The request>
Leave out every picture, then transcribe the rest of the listing exactly.
####################
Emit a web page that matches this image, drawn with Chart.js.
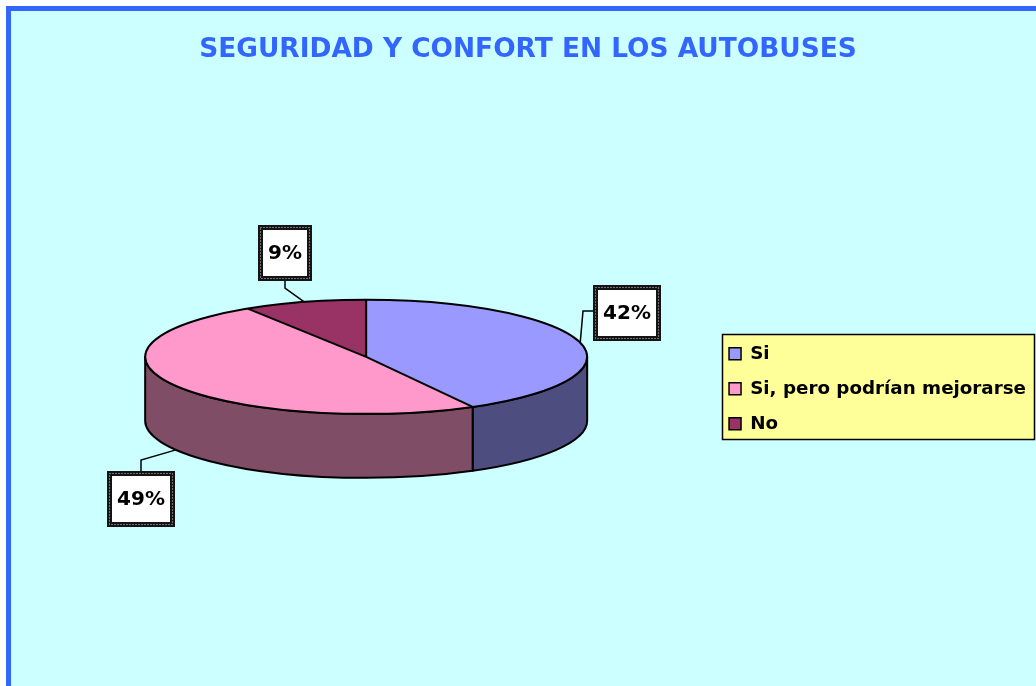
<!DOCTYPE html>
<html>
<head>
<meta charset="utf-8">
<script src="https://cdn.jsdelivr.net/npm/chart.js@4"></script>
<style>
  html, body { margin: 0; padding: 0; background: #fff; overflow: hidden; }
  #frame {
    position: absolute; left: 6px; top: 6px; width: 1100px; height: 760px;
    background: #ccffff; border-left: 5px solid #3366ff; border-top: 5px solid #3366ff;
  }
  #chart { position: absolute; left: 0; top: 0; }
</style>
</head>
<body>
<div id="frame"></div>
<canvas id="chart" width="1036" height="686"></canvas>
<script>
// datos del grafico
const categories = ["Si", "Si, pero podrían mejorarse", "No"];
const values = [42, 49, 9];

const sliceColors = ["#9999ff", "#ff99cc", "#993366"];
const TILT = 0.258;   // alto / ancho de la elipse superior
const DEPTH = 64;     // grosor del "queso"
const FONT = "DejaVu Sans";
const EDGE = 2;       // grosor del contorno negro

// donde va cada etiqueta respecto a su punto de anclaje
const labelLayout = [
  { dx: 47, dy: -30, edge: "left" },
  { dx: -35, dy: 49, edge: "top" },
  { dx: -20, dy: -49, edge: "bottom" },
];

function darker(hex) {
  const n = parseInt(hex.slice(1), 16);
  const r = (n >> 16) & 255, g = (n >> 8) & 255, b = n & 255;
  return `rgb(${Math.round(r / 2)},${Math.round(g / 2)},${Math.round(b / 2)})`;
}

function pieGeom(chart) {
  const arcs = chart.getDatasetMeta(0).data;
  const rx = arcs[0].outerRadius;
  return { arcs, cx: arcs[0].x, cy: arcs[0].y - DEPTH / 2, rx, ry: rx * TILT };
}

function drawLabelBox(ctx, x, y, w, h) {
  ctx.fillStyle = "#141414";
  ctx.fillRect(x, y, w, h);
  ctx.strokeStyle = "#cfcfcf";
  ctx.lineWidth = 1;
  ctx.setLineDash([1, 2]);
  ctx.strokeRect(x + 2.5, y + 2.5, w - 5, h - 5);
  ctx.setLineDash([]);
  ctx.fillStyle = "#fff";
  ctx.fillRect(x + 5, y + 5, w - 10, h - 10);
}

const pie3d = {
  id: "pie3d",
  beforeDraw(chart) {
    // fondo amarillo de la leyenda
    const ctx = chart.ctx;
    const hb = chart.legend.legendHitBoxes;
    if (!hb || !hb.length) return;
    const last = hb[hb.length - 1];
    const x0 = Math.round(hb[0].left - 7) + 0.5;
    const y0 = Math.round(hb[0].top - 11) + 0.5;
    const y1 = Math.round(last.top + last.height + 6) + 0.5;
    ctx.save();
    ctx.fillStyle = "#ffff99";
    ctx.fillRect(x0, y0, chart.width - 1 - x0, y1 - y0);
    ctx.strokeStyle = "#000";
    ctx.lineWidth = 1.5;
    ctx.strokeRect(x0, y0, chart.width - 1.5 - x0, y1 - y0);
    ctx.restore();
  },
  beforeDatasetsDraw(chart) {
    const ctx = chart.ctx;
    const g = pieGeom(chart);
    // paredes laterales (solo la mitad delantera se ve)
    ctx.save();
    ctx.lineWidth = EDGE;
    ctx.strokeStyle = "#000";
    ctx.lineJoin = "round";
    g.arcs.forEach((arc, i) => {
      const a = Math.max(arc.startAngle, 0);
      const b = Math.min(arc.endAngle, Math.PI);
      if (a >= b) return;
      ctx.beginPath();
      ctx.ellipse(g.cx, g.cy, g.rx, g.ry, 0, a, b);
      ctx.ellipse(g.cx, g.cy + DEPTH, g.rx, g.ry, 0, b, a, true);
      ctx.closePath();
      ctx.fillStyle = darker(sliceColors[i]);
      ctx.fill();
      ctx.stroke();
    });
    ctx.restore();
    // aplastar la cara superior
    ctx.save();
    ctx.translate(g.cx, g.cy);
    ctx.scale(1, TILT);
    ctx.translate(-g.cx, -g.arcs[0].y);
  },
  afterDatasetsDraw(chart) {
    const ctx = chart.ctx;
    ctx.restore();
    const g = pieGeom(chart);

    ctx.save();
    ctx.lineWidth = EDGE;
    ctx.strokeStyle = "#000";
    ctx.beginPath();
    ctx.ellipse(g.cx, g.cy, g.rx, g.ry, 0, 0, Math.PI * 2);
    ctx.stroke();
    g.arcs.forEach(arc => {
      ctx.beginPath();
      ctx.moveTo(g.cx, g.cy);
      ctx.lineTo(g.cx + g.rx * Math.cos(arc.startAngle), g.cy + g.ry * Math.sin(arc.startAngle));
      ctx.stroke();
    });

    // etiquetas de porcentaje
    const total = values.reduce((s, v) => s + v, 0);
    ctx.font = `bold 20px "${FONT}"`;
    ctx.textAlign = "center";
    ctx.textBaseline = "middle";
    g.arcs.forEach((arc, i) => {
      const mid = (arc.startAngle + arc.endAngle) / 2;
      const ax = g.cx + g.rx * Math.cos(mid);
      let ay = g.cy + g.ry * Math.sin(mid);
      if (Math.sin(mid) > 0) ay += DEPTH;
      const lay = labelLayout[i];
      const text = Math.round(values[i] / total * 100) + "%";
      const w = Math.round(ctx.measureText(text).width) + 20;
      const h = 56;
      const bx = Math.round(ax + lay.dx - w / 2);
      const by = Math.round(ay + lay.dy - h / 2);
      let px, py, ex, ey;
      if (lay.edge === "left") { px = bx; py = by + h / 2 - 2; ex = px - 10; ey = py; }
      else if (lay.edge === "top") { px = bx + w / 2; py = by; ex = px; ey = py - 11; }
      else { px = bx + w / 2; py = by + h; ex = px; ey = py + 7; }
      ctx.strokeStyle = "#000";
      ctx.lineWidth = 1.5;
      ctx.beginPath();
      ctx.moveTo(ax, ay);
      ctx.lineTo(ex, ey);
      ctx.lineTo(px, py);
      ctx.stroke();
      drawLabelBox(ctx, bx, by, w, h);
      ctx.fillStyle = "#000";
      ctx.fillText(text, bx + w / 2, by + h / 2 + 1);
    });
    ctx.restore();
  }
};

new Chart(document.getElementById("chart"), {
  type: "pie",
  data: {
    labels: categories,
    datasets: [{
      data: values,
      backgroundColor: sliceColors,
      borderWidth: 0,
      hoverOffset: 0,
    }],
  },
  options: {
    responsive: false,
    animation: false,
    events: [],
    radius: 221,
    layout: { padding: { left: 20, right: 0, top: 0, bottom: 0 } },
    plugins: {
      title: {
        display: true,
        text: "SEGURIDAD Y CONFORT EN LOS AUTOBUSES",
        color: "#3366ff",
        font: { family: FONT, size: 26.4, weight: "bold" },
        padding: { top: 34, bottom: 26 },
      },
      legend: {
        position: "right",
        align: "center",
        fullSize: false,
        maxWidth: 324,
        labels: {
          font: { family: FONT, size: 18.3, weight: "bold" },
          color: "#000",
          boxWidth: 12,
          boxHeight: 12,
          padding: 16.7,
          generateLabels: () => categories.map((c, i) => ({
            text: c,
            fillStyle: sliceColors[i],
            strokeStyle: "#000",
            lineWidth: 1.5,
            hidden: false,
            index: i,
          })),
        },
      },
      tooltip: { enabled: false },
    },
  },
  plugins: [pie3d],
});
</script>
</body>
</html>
####################
The output>
Emit a web page that matches this image, drawn with Chart.js.
<!DOCTYPE html>
<html>
<head>
<meta charset="utf-8">
<script src="https://cdn.jsdelivr.net/npm/chart.js@4"></script>
<style>
  html, body { margin: 0; padding: 0; background: #fff; overflow: hidden; }
  #frame {
    position: absolute; left: 6px; top: 6px; width: 1100px; height: 760px;
    background: #ccffff; border-left: 5px solid #3366ff; border-top: 5px solid #3366ff;
  }
  #chart { position: absolute; left: 0; top: 0; }
</style>
</head>
<body>
<div id="frame"></div>
<canvas id="chart" width="1036" height="686"></canvas>
<script>
// datos del grafico
const categories = ["Si", "Si, pero podrían mejorarse", "No"];
const values = [42, 49, 9];

const sliceColors = ["#9999ff", "#ff99cc", "#993366"];
const TILT = 0.258;   // alto / ancho de la elipse superior
const DEPTH = 64;     // grosor del "queso"
const FONT = "DejaVu Sans";
const EDGE = 2;       // grosor del contorno negro

// donde va cada etiqueta respecto a su punto de anclaje
const labelLayout = [
  { dx: 47, dy: -30, edge: "left" },
  { dx: -35, dy: 49, edge: "top" },
  { dx: -20, dy: -49, edge: "bottom" },
];

function darker(hex) {
  const n = parseInt(hex.slice(1), 16);
  const r = (n >> 16) & 255, g = (n >> 8) & 255, b = n & 255;
  return `rgb(${Math.round(r / 2)},${Math.round(g / 2)},${Math.round(b / 2)})`;
}

function pieGeom(chart) {
  const arcs = chart.getDatasetMeta(0).data;
  const rx = arcs[0].outerRadius;
  return { arcs, cx: arcs[0].x, cy: arcs[0].y - DEPTH / 2, rx, ry: rx * TILT };
}

function drawLabelBox(ctx, x, y, w, h) {
  ctx.fillStyle = "#141414";
  ctx.fillRect(x, y, w, h);
  ctx.strokeStyle = "#cfcfcf";
  ctx.lineWidth = 1;
  ctx.setLineDash([1, 2]);
  ctx.strokeRect(x + 2.5, y + 2.5, w - 5, h - 5);
  ctx.setLineDash([]);
  ctx.fillStyle = "#fff";
  ctx.fillRect(x + 5, y + 5, w - 10, h - 10);
}

const pie3d = {
  id: "pie3d",
  beforeDraw(chart) {
    // fondo amarillo de la leyenda
    const ctx = chart.ctx;
    const hb = chart.legend.legendHitBoxes;
    if (!hb || !hb.length) return;
    const last = hb[hb.length - 1];
    const x0 = Math.round(hb[0].left - 7) + 0.5;
    const y0 = Math.round(hb[0].top - 11) + 0.5;
    const y1 = Math.round(last.top + last.height + 6) + 0.5;
    ctx.save();
    ctx.fillStyle = "#ffff99";
    ctx.fillRect(x0, y0, chart.width - 1 - x0, y1 - y0);
    ctx.strokeStyle = "#000";
    ctx.lineWidth = 1.5;
    ctx.strokeRect(x0, y0, chart.width - 1.5 - x0, y1 - y0);
    ctx.restore();
  },
  beforeDatasetsDraw(chart) {
    const ctx = chart.ctx;
    const g = pieGeom(chart);
    // paredes laterales (solo la mitad delantera se ve)
    ctx.save();
    ctx.lineWidth = EDGE;
    ctx.strokeStyle = "#000";
    ctx.lineJoin = "round";
    g.arcs.forEach((arc, i) => {
      const a = Math.max(arc.startAngle, 0);
      const b = Math.min(arc.endAngle, Math.PI);
      if (a >= b) return;
      ctx.beginPath();
      ctx.ellipse(g.cx, g.cy, g.rx, g.ry, 0, a, b);
      ctx.ellipse(g.cx, g.cy + DEPTH, g.rx, g.ry, 0, b, a, true);
      ctx.closePath();
      ctx.fillStyle = darker(sliceColors[i]);
      ctx.fill();
      ctx.stroke();
    });
    ctx.restore();
    // aplastar la cara superior
    ctx.save();
    ctx.translate(g.cx, g.cy);
    ctx.scale(1, TILT);
    ctx.translate(-g.cx, -g.arcs[0].y);
  },
  afterDatasetsDraw(chart) {
    const ctx = chart.ctx;
    ctx.restore();
    const g = pieGeom(chart);

    ctx.save();
    ctx.lineWidth = EDGE;
    ctx.strokeStyle = "#000";
    ctx.beginPath();
    ctx.ellipse(g.cx, g.cy, g.rx, g.ry, 0, 0, Math.PI * 2);
    ctx.stroke();
    g.arcs.forEach(arc => {
      ctx.beginPath();
      ctx.moveTo(g.cx, g.cy);
      ctx.lineTo(g.cx + g.rx * Math.cos(arc.startAngle), g.cy + g.ry * Math.sin(arc.startAngle));
      ctx.stroke();
    });

    // etiquetas de porcentaje
    const total = values.reduce((s, v) => s + v, 0);
    ctx.font = `bold 20px "${FONT}"`;
    ctx.textAlign = "center";
    ctx.textBaseline = "middle";
    g.arcs.forEach((arc, i) => {
      const mid = (arc.startAngle + arc.endAngle) / 2;
      const ax = g.cx + g.rx * Math.cos(mid);
      let ay = g.cy + g.ry * Math.sin(mid);
      if (Math.sin(mid) > 0) ay += DEPTH;
      const lay = labelLayout[i];
      const text = Math.round(values[i] / total * 100) + "%";
      const w = Math.round(ctx.measureText(text).width) + 20;
      const h = 56;
      const bx = Math.round(ax + lay.dx - w / 2);
      const by = Math.round(ay + lay.dy - h / 2);
      let px, py, ex, ey;
      if (lay.edge === "left") { px = bx; py = by + h / 2 - 2; ex = px - 10; ey = py; }
      else if (lay.edge === "top") { px = bx + w / 2; py = by; ex = px; ey = py - 11; }
      else { px = bx + w / 2; py = by + h; ex = px; ey = py + 7; }
      ctx.strokeStyle = "#000";
      ctx.lineWidth = 1.5;
      ctx.beginPath();
      ctx.moveTo(ax, ay);
      ctx.lineTo(ex, ey);
      ctx.lineTo(px, py);
      ctx.stroke();
      drawLabelBox(ctx, bx, by, w, h);
      ctx.fillStyle = "#000";
      ctx.fillText(text, bx + w / 2, by + h / 2 + 1);
    });
    ctx.restore();
  }
};

new Chart(document.getElementById("chart"), {
  type: "pie",
  data: {
    labels: categories,
    datasets: [{
      data: values,
      backgroundColor: sliceColors,
      borderWidth: 0,
      hoverOffset: 0,
    }],
  },
  options: {
    responsive: false,
    animation: false,
    events: [],
    radius: 221,
    layout: { padding: { left: 20, right: 0, top: 0, bottom: 0 } },
    plugins: {
      title: {
        display: true,
        text: "SEGURIDAD Y CONFORT EN LOS AUTOBUSES",
        color: "#3366ff",
        font: { family: FONT, size: 26.4, weight: "bold" },
        padding: { top: 34, bottom: 26 },
      },
      legend: {
        position: "right",
        align: "center",
        fullSize: false,
        maxWidth: 324,
        labels: {
          font: { family: FONT, size: 18.3, weight: "bold" },
          color: "#000",
          boxWidth: 12,
          boxHeight: 12,
          padding: 16.7,
          generateLabels: () => categories.map((c, i) => ({
            text: c,
            fillStyle: sliceColors[i],
            strokeStyle: "#000",
            lineWidth: 1.5,
            hidden: false,
            index: i,
          })),
        },
      },
      tooltip: { enabled: false },
    },
  },
  plugins: [pie3d],
});
</script>
</body>
</html>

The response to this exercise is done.